Post-canonical (6th c. CE - 12th c. CE)
[edit]This period saw new texts specifically on Jain meditation and further Hindu influences on Jain yoga.
Kundakunda (400-500 CE up to 1100 CE)
[edit]This period also sees the elucidation of the practice of contemplation (anuprekṣā) with the Vārassa-aṇuvekkhā or “Twelve Contemplations”, attributed to Kundakunda[66] (collective authorship, 400-500 CE up to 1100 CE[14]). These twelve forms of reflection (bhāvanā) aid in the stopping of the influx of karmas that extend transmigration.[35]
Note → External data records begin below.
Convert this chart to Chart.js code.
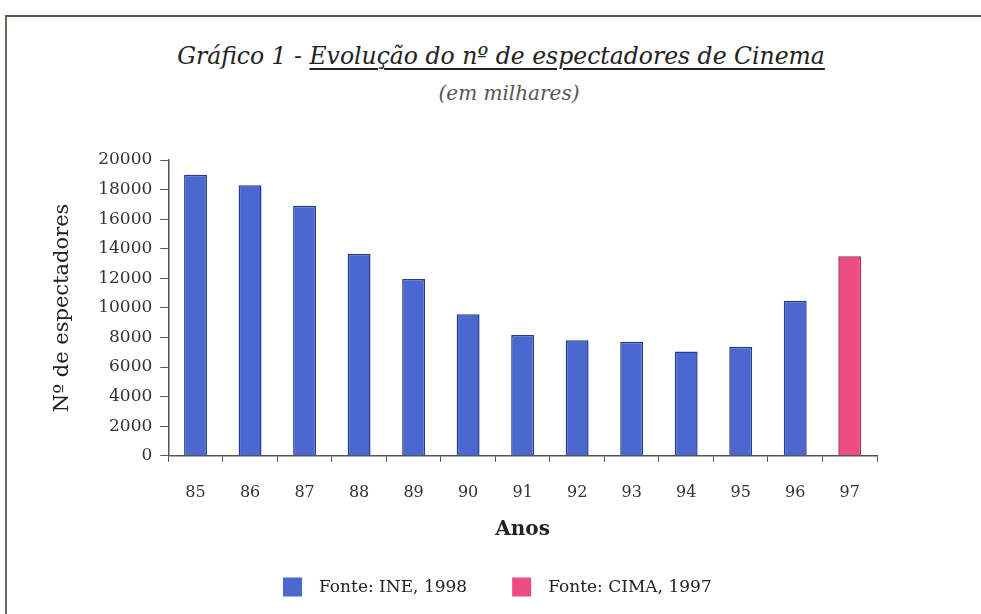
<!DOCTYPE html>
<html>
<head>
<meta charset="utf-8">
<script src="https://cdn.jsdelivr.net/npm/chart.js@4"></script>
<style>
  html, body { margin: 0; padding: 0; background: #fff; }
  #wrap { position: relative; width: 981px; height: 614px; overflow: hidden; }
  #frame { position: absolute; left: 5px; top: 15px; width: 990px; height: 620px;
           border-top: 2px solid #5a5a48; border-left: 2px solid #6a6a60; }
  #title { position: absolute; left: 0; width: 1002px; top: 42px; text-align: center;
           font-family: "DejaVu Serif", serif; font-style: italic; font-size: 23.5px; color: #222; }
  #title u { text-underline-offset: 4px; text-decoration-thickness: 2px; }
  #sub { position: absolute; left: 0; width: 1018px; top: 81px; text-align: center;
         font-family: "DejaVu Serif", serif; font-style: italic; font-size: 20px; color: #555; }
  canvas { position: absolute; left: 0; top: 0; }
</style>
</head>
<body>
<div id="wrap">
  <div id="frame"></div>
  <div id="title">Gráfico 1 - <u>Evolução do nº de espectadores de Cinema</u></div>
  <div id="sub">(em milhares)</div>
  <canvas id="chart" width="981" height="614"></canvas>
</div>
<script>
// anos e espectadores (milhares)
const anos = ['85', '86', '87', '88', '89', '90', '91', '92', '93', '94', '95', '96', '97'];
const ine = [19000, 18300, 16900, 13650, 11950, 9570, 8160, 7820, 7710, 7050, 7370, 10480, null];
const cima = [null, null, null, null, null, null, null, null, null, null, null, null, 13490];
const yTicks = [0, 2000, 4000, 6000, 8000, 10000, 12000, 14000, 16000, 18000, 20000];

const serif = '"DejaVu Serif", serif';

// legenda desenhada à mão, por baixo do título "Anos"
const legendaFonte = {
    id: 'legendaFonte',
    afterDraw(chart) {
        const ctx = chart.ctx;
        const box = 19, gapText = 17, gapItem = 45;
        const y = 587;
        let x = 283;
        ctx.save();
        ctx.font = '17px ' + serif;
        ctx.textBaseline = 'middle';
        chart.data.datasets.forEach((ds, i) => {
            if (i) x += gapItem;
            ctx.fillStyle = ds.backgroundColor;
            ctx.fillRect(x, y - box / 2, box, box);
            x += box + gapText;
            ctx.fillStyle = '#222';
            ctx.fillText(ds.label, x, y + 1);
            x += ctx.measureText(ds.label).width;
        });
        ctx.restore();
    }
};

new Chart(document.getElementById('chart'), {
    type: 'bar',
    data: {
        labels: anos,
        datasets: [{
            label: 'Fonte: INE, 1998',
            data: ine,
            backgroundColor: '#4a68d0',
            borderColor: '#263a8c',
            borderWidth: 1.5,
            barPercentage: 0.42,
            categoryPercentage: 1
        }, {
            label: 'Fonte: CIMA, 1997',
            data: cima,
            backgroundColor: '#ee4b80',
            borderColor: '#9c2a4e',
            borderWidth: 1.5,
            barPercentage: 0.42,
            categoryPercentage: 1
        }]
    },
    plugins: [legendaFonte],
    options: {
        responsive: false,
        animation: false,
        layout: { padding: { top: 160, left: 46, right: 104, bottom: 72 } },
        plugins: {
            tooltip: { enabled: false },
            legend: { display: false }
        },
        scales: {
            x: {
                stacked: true,
                grid: { offset: true, drawOnChartArea: false, tickLength: 6, color: '#555' },
                border: { color: '#555', width: 1.5 },
                ticks: { font: { family: serif, size: 16 }, color: '#333', padding: 21 },
                title: { display: true, text: 'Anos', font: { family: serif, size: 20, weight: 'bold' },
                         color: '#222', padding: { top: -5, bottom: 0 } }
            },
            y: {
                stacked: true,
                min: 0,
                max: 20000,
                afterBuildTicks: (axis) => { axis.ticks = yTicks.map(v => ({ value: v })); },
                grid: { drawOnChartArea: false, tickLength: 8, color: '#555' },
                border: { color: '#555', width: 1.5 },
                ticks: { font: { family: serif, size: 17 }, color: '#333', padding: 8,
                         callback: (v) => String(v) },
                title: { display: true, text: 'Nº de espectadores', font: { family: serif, size: 21 },
                         color: '#222', padding: { bottom: 15 } }
            }
        }
    }
});
</script>
</body>
</html>
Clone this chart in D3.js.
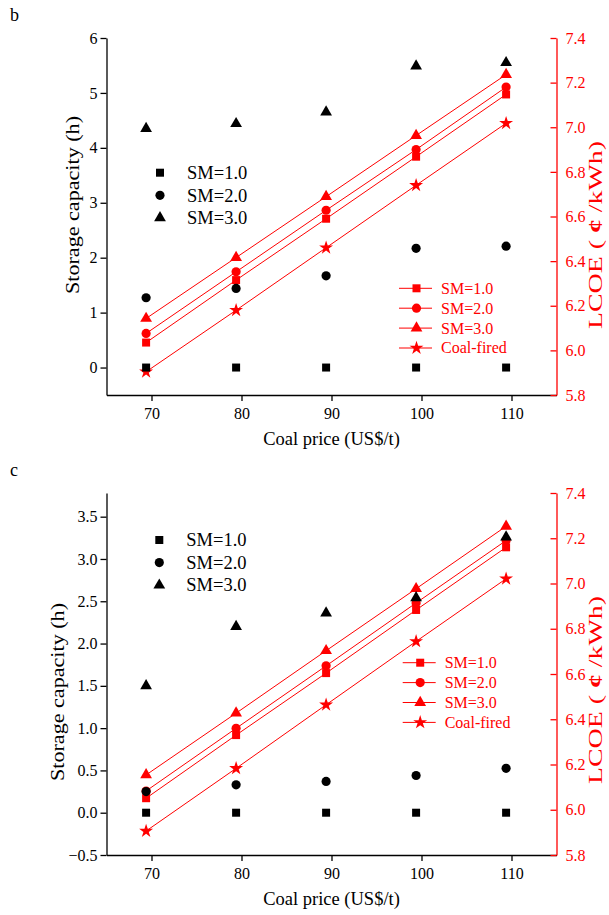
<!DOCTYPE html>
<html><head><meta charset="utf-8">
<script src="https://cdn.jsdelivr.net/npm/d3@7"></script>
<style>
body{margin:0;background:#fff;}
svg text{font-family:"Liberation Serif","Times New Roman",Times,serif !important;}
</style></head>
<body><svg id="chart" width="609" height="915"></svg>
<script>
// ---------------- data ----------------
const coalPrice = [69.4, 79.4, 89.4, 99.4, 109.4];
const xTicks = [70, 80, 90, 100, 110];
const xMinorTicks = [65, 75, 85, 95, 105, 115];

// panel b
const bStorageSM1 = [0, 0, 0, 0, 0];
const bStorageSM2 = [1.27, 1.44, 1.67, 2.17, 2.21];
const bStorageSM3 = [4.35, 4.44, 4.65, 5.49, 5.55];
const bLcoeSM1 = [6.035, 6.315, 6.59, 6.868, 7.147];
const bLcoeSM2 = [6.076, 6.352, 6.628, 6.90, 7.18];
const bLcoeSM3 = [6.143, 6.416, 6.689, 6.963, 7.236];
const bLcoeCoal = [5.904, 6.18, 6.46, 6.74, 7.018];
const bLeftTicks = [0, 1, 2, 3, 4, 5, 6];
const bLeftMinor = [-0.5, 0.5, 1.5, 2.5, 3.5, 4.5, 5.5];

// panel c
const cStorageSM1 = [0, 0, 0, 0, 0];
const cStorageSM2 = [0.25, 0.33, 0.37, 0.44, 0.525];
const cStorageSM3 = [1.50, 2.20, 2.36, 2.54, 3.26];
const cLcoeSM1 = [6.051, 6.33, 6.604, 6.883, 7.16];
const cLcoeSM2 = [6.083, 6.36, 6.636, 6.914, 7.19];
const cLcoeSM3 = [6.154, 6.427, 6.703, 6.977, 7.253];
const cLcoeCoal = [5.906, 6.183, 6.464, 6.744, 7.021];
const cLeftTicks = [-0.5, 0, 0.5, 1, 1.5, 2, 2.5, 3, 3.5];
const cLeftMinor = [-0.25, 0.25, 0.75, 1.25, 1.75, 2.25, 2.75, 3.25, 3.75];

const rightTicks = [5.8, 6.0, 6.2, 6.4, 6.6, 6.8, 7.0, 7.2, 7.4];
const rightMinor = [5.9, 6.1, 6.3, 6.5, 6.7, 6.9, 7.1, 7.3];

const seriesNames = ["SM=1.0", "SM=2.0", "SM=3.0"];
const lcoeNames = ["SM=1.0", "SM=2.0", "SM=3.0", "Coal-fired"];
const xTitle = "Coal price (US$/t)";
const yTitle = "Storage capacity (h)";

// ---------------- drawing ----------------
const svg = d3.select("#chart");
const RED = "#ff0000";
const FONT = "Liberation Serif, Times New Roman, serif";
const symTypes = [d3.symbolSquare, d3.symbolCircle, d3.symbolTriangle, d3.symbolStar];
const symSizes = [64, 66, 60, 60];

function panel(cfg) {
  const g = svg.append("g").attr("font-family", FONT);
  const x = d3.scaleLinear().domain([65, 115]).range([106.5, 556.5]);
  const yL = d3.scaleLinear().domain(cfg.leftDomain).range([cfg.bottom, cfg.top]);
  const yR = d3.scaleLinear().domain([5.8, 7.4]).range([cfg.bottom, cfg.top]);

  // panel letter
  g.append("text").attr("x", 10).attr("y", cfg.letterY).attr("font-size", 18).text(cfg.letter);

  // x axis
  const xa = g.append("g").attr("transform", `translate(0,${cfg.bottom})`);
  xa.call(d3.axisBottom(x).tickValues(xMinorTicks).tickSize(3).tickSizeOuter(0).tickFormat(""));
  xa.call(d3.axisBottom(x).tickValues(xTicks).tickSize(6).tickSizeOuter(0).tickPadding(7).tickFormat(d3.format("d")));
  xa.attr("font-family", FONT);
  xa.selectAll("path,line").attr("stroke", "#000").attr("stroke-width", 1.3);
  xa.selectAll("text").attr("font-size", 16).attr("fill", "#000");

  // left axis
  const la = g.append("g").attr("transform", `translate(106.5,0)`);
  la.call(d3.axisLeft(yL).tickValues(cfg.leftMinor).tickSize(3).tickSizeOuter(0).tickFormat(""));
  la.call(d3.axisLeft(yL).tickValues(cfg.leftTicks).tickSize(6).tickSizeOuter(0).tickPadding(3).tickFormat(cfg.leftFormat));
  la.attr("font-family", FONT);
  la.selectAll("path,line").attr("stroke", "#000").attr("stroke-width", 1.3);
  la.selectAll("text").attr("font-size", 16).attr("fill", "#000");

  // right axis (red, inward ticks)
  const ra = g.append("g").attr("transform", `translate(556.5,0)`);
  ra.call(d3.axisRight(yR).tickValues(rightMinor).tickSize(-3).tickSizeOuter(0).tickFormat(""));
  ra.call(d3.axisRight(yR).tickValues(rightTicks).tickSize(-6).tickSizeOuter(0).tickPadding(9).tickFormat(d3.format(".1f")));
  ra.attr("font-family", FONT);
  ra.selectAll("path,line").attr("stroke", RED).attr("stroke-width", 1.3);
  ra.selectAll("text").attr("font-size", 16).attr("fill", RED);

  // axis titles
  g.append("text").attr("x", 331.5).attr("y", cfg.bottom + 50).attr("text-anchor", "middle")
    .attr("font-size", 18.5).text(xTitle);
  g.append("text").attr("transform", `translate(${cfg.yTitleX},${cfg.yTitleY}) rotate(-90)`).attr("text-anchor", "middle")
    .attr("font-size", 19).attr("textLength", 178).attr("lengthAdjust", "spacingAndGlyphs").text(yTitle);
  const rt = g.append("text").attr("transform", `translate(602,${cfg.rTitleY}) rotate(-90)`).attr("text-anchor", "middle")
    .attr("font-size", 18).attr("fill", RED).attr("textLength", 188).attr("lengthAdjust", "spacingAndGlyphs");
  rt.append("tspan").text("LCOE ( ");
  rt.append("tspan").attr("font-weight", "bold").text("¢");
  rt.append("tspan").text(" /kWh)");

  // red lines + markers
  const line = d3.line().x((d, i) => x(coalPrice[i])).y(d => yR(d));
  cfg.lcoe.forEach((vals, k) => {
    g.append("path").attr("d", line(vals)).attr("fill", "none").attr("stroke", RED).attr("stroke-width", 1);
    g.selectAll(null).data(vals).enter().append("path")
      .attr("d", d3.symbol(symTypes[k], symSizes[k]))
      .attr("transform", (d, i) => `translate(${x(coalPrice[i])},${yR(d)})`)
      .attr("fill", RED);
  });

  // black scatter
  cfg.storage.forEach((vals, k) => {
    g.selectAll(null).data(vals).enter().append("path")
      .attr("d", d3.symbol(symTypes[k], symSizes[k]))
      .attr("transform", (d, i) => `translate(${x(coalPrice[i])},${yL(d)})`)
      .attr("fill", "#000");
  });

  // black legend
  seriesNames.forEach((n, k) => {
    const yy = cfg.blackLegY + k * 22.6;
    g.append("path").attr("d", d3.symbol(symTypes[k], symSizes[k])).attr("transform", `translate(${cfg.blackLegX},${yy})`).attr("fill", "#000");
    g.append("text").attr("x", cfg.blackLegX + 27).attr("y", yy + 6.2).attr("font-size", 18.5).text(n);
  });

  // red legend
  lcoeNames.forEach((n, k) => {
    const yy = cfg.redLegY + k * 19.9;
    const lx = cfg.redLegX;
    g.append("line").attr("x1", lx).attr("x2", lx + 33).attr("y1", yy).attr("y2", yy).attr("stroke", RED).attr("stroke-width", 1);
    g.append("path").attr("d", d3.symbol(symTypes[k], symSizes[k])).attr("transform", `translate(${lx + 17.5},${yy})`).attr("fill", RED);
    g.append("text").attr("x", lx + 42).attr("y", yy + 5.4).attr("font-size", 16).attr("fill", RED).text(n);
  });
}

panel({
  letter: "b", letterY: 21, top: 38, bottom: 395, leftDomain: [-0.5, 6],
  leftTicks: bLeftTicks, leftMinor: bLeftMinor, leftFormat: d3.format("d"),
  storage: [bStorageSM1, bStorageSM2, bStorageSM3],
  lcoe: [bLcoeSM1, bLcoeSM2, bLcoeSM3, bLcoeCoal],
  yTitleX: 79, yTitleY: 205, rTitleY: 235,
  blackLegX: 160, blackLegY: 172.7, redLegX: 399, redLegY: 288.3
});
panel({
  letter: "c", letterY: 476, top: 493, bottom: 855, leftDomain: [-0.5, 3.78],
  leftTicks: cLeftTicks, leftMinor: cLeftMinor, leftFormat: d3.format(".1f"),
  storage: [cStorageSM1, cStorageSM2, cStorageSM3],
  lcoe: [cLcoeSM1, cLcoeSM2, cLcoeSM3, cLcoeCoal],
  yTitleX: 64, yTitleY: 692, rTitleY: 690,
  blackLegX: 159.3, blackLegY: 540, redLegX: 402.7, redLegY: 662.7
});
</script></body></html>
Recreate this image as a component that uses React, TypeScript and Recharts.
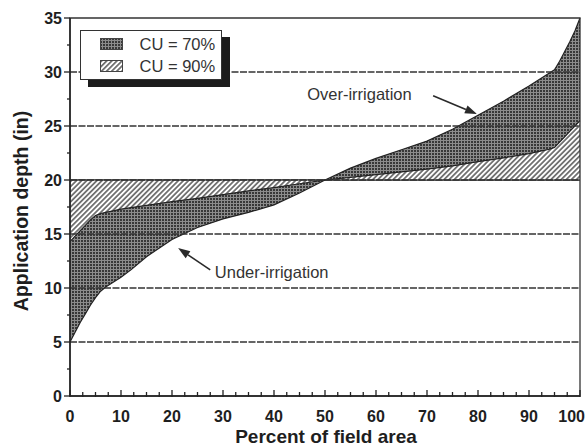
import React from 'react';
import {
  AreaChart,
  Area,
  XAxis,
  YAxis,
  ReferenceArea,
  ReferenceLine,
  ReferenceDot,
  Legend,
} from 'recharts';

// ---- data ----
const percentArea = [0, 1, 2, 3, 4, 5, 6, 7, 8, 10, 12, 15, 20, 25, 30, 35, 40, 45, 50, 55, 60, 65, 70, 75, 80, 85, 90, 92, 94, 95, 96, 97, 98, 99, 100];
const depthCU70 = [5.0, 5.9, 6.8, 7.6, 8.4, 9.1, 9.7, 10.1, 10.4, 11.0, 11.7, 12.9, 14.5, 15.6, 16.4, 17.0, 17.7, 18.8, 20.0, 21.1, 22.0, 22.8, 23.6, 24.7, 26.0, 27.3, 28.7, 29.3, 29.9, 30.2, 31.0, 31.9, 32.8, 33.8, 35.0];
const depthCU90 = [14.3, 14.8, 15.3, 15.8, 16.3, 16.7, 16.9, 17.0, 17.1, 17.3, 17.45, 17.65, 18.0, 18.3, 18.65, 19.0, 19.3, 19.65, 20.0, 20.25, 20.5, 20.75, 21.0, 21.3, 21.7, 22.05, 22.45, 22.65, 22.85, 23.0, 23.5, 24.0, 24.5, 25.0, 25.5];
const targetDepth = 20;
const seriesNames = ['CU = 70%', 'CU = 90%'];
const xTicks = Array.from({ length: 41 }, (_, i) => i * 2.5);
const yTicks = Array.from({ length: 15 }, (_, i) => i * 2.5);
const gridValues = [5, 10, 15, 20, 25, 30];
const annotations = [
  { text: 'Over-irrigation', x: 46.5, y: 27.4, from: { x: 71.2, y: 27.8 }, to: { x: 79.8, y: 26.1 } },
  { text: 'Under-irrigation', x: 28.4, y: 10.93, from: { x: 27.5, y: 11.67 }, to: { x: 21.2, y: 13.7 } },
];

const data = percentArea.map((x, i) => ({
  x,
  cu70: [targetDepth, depthCU70[i]],
  cu90: [targetDepth, depthCU90[i]],
}));

const FONT = '"Liberation Sans", Arial, sans-serif';
const patternIds: Record<string, string> = { 'CU = 70%': 'cross70', 'CU = 90%': 'hatch90' };

const XTick = (props: any) => {
  const { x, y, payload } = props;
  const v = payload.value;
  const major = Math.abs(v % 10) < 1e-6;
  const last = v === 100;
  return (
    <g>
      <line x1={x} x2={x} y1={y + 1} y2={y - (major ? 6 : 4)} stroke="#222" strokeWidth={1.3} />
      {major && (
        <text
          x={last ? x + 5 : x}
          y={y + 26}
          textAnchor={last ? 'end' : 'middle'}
          fontFamily={FONT}
          fontWeight="bold"
          fontSize={16}
          fill="#1e1e1e"
        >
          {v}
        </text>
      )}
    </g>
  );
};

const YTick = (props: any) => {
  const { x, y, payload } = props;
  const v = payload.value;
  const major = Math.abs(v % 5) < 1e-6;
  return (
    <g>
      <line x1={x - (major ? 6 : 3)} x2={x} y1={y} y2={y} stroke="#222" strokeWidth={1.3} />
      {major && (
        <text x={x - 8} y={y + 5.8} textAnchor="end" fontFamily={FONT} fontWeight="bold" fontSize={16} fill="#1e1e1e">
          {v}
        </text>
      )}
    </g>
  );
};

const ArrowShape = (props: any) => {
  const { x1, y1, x2, y2 } = props;
  if ([x1, y1, x2, y2].some((n) => typeof n !== 'number' || isNaN(n))) return null;
  const dx = x2 - x1;
  const dy = y2 - y1;
  const len = Math.sqrt(dx * dx + dy * dy) || 1;
  const ux = dx / len;
  const uy = dy / len;
  const hl = 12;
  const hw = 4.2;
  const bx = x2 - ux * hl;
  const by = y2 - uy * hl;
  const pts = `${x2},${y2} ${bx - uy * hw},${by + ux * hw} ${bx + uy * hw},${by - ux * hw}`;
  return (
    <g>
      <line x1={x1} y1={y1} x2={bx} y2={by} stroke="#2a2a2a" strokeWidth={1.6} />
      <polygon points={pts} fill="#2a2a2a" />
    </g>
  );
};

const renderLegend = (props: any) => {
  const items = (props && props.payload) || [];
  return (
    <div
      style={{
        position: 'relative',
        width: 140,
        height: 48,
        border: '1.5px solid #333',
        background: '#fff',
        boxShadow: '8px 7px 0 #1c1c1c',
        fontFamily: FONT,
        fontSize: 16.5,
        color: '#333',
      }}
    >
      {items.map((it: any, i: number) => (
        <div
          key={it.value}
          style={{ position: 'absolute', left: 18.5, top: 6.5 + i * 22, height: 13, display: 'flex', alignItems: 'center', whiteSpace: 'nowrap' }}
        >
          <svg width={23} height={12} style={{ display: 'block' }}>
            <rect x={0.5} y={0.5} width={22} height={11} fill={`url(#${patternIds[it.value]})`} stroke="#444" strokeWidth={1} />
          </svg>
          <span style={{ marginLeft: 17, lineHeight: '13px' }}>{it.value}</span>
        </div>
      ))}
    </div>
  );
};

export default function App() {
  return (
    <div style={{ position: 'absolute', left: 0, top: 0, width: 585, height: 447, background: '#fff' }}>
      <AreaChart width={585} height={447} data={data} margin={{ top: 18, right: 5, bottom: 0, left: 0 }}>
        <defs>
          <pattern id="cross70" width="3" height="3" patternUnits="userSpaceOnUse">
            <rect width="3" height="3" fill="#8c8c8c" />
            <rect width="2" height="2" fill="#383838" />
          </pattern>
          <pattern id="hatch90" width="3.6" height="3.6" patternUnits="userSpaceOnUse" patternTransform="rotate(45)">
            <rect width="3.6" height="3.6" fill="#fff" />
            <line x1="1.8" y1="0" x2="1.8" y2="3.6" stroke="#3a3a3a" strokeWidth="1.3" />
          </pattern>
        </defs>
        <XAxis
          dataKey="x"
          type="number"
          domain={[0, 100]}
          ticks={xTicks}
          interval={0}
          tickSize={0}
          tickMargin={0}
          tickLine={false}
          tick={<XTick />}
          height={51}
          axisLine={{ stroke: '#222', strokeWidth: 1.5 }}
        />
        <YAxis
          type="number"
          domain={[0, 35]}
          ticks={yTicks}
          interval={0}
          tickSize={0}
          tickMargin={0}
          tickLine={false}
          tick={<YTick />}
          width={70}
          axisLine={{ stroke: '#222', strokeWidth: 1.5 }}
        />
        {gridValues.map((v) => (
          <ReferenceLine key={'g' + v} y={v} stroke="#333" strokeWidth={1.3} strokeDasharray="7 1.5" />
        ))}
        <Area
          type="linear"
          dataKey="cu70"
          name={seriesNames[0]}
          fill="url(#cross70)"
          fillOpacity={1}
          stroke="#222"
          strokeWidth={1.2}
          isAnimationActive={false}
          dot={false}
          activeDot={false}
        />
        <Area
          type="linear"
          dataKey="cu90"
          name={seriesNames[1]}
          fill="url(#hatch90)"
          fillOpacity={1}
          stroke="#222"
          strokeWidth={1.2}
          isAnimationActive={false}
          dot={false}
          activeDot={false}
        />
        <ReferenceArea x1={0} x2={100} y1={0} y2={35} fill="none" stroke="#333" strokeWidth={1.3} ifOverflow="visible" />
        {annotations.map((a) => (
          <ReferenceLine key={a.text + 'arrow'} segment={[a.from, a.to]} shape={<ArrowShape />} ifOverflow="visible" />
        ))}
        {annotations.map((a) => (
          <ReferenceDot
            key={a.text}
            x={a.x}
            y={a.y}
            r={0}
            ifOverflow="visible"
            shape={(p: any) => (
              <text x={p.cx} y={p.cy} fontFamily={FONT} fontSize={16.5} fill="#333">
                {a.text}
              </text>
            )}
          />
        ))}
        <Legend
          content={renderLegend}
          layout="horizontal"
          verticalAlign="middle"
          align="center"
          wrapperStyle={{ left: 80, top: 30, bottom: 'auto', width: 'auto', height: 'auto' }}
        />
        <text x={326} y={443} textAnchor="middle" fontFamily={FONT} fontWeight="bold" fontSize={19} fill="#1e1e1e">
          Percent of field area
        </text>
        <text transform="translate(28,211) rotate(-90)" textAnchor="middle" fontFamily={FONT} fontWeight="bold" fontSize={19.5} fill="#1e1e1e">
          Application depth (in)
        </text>
      </AreaChart>
    </div>
  );
}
In his Niyamasara, Kundakunda, also describes yoga bhakti—devotion to the path to liberation—as the highest form of devotion.[67]
Haribhadra
[edit]Haribhadra in the 8th century wrote the meditation compendium called Yogadṛṣṭisamuccya which discusses systems of Jain yoga, Patanjali Yoga and Buddhist yoga and develops his own unique system that are somewhat similar to these. Ācārya Haribhadra assimilated many elements from Patañjali’s Yoga-sūtra into his new Jain yoga (which also has eight parts) and composed four texts on this topic, Yoga-bindu, Yogadṛṣṭisamuccaya, Yoga-śataka and Yoga-viṅśikā.[16] Johannes Bronkhorst considers Haribhadra's contributions a "far more drastic departure from the scriptures."[15] He worked with a different definition of yoga than previous Jains, defining yoga as "that which connects to liberation" and his works allowed Jainism to compete with other religious systems of yoga.[16]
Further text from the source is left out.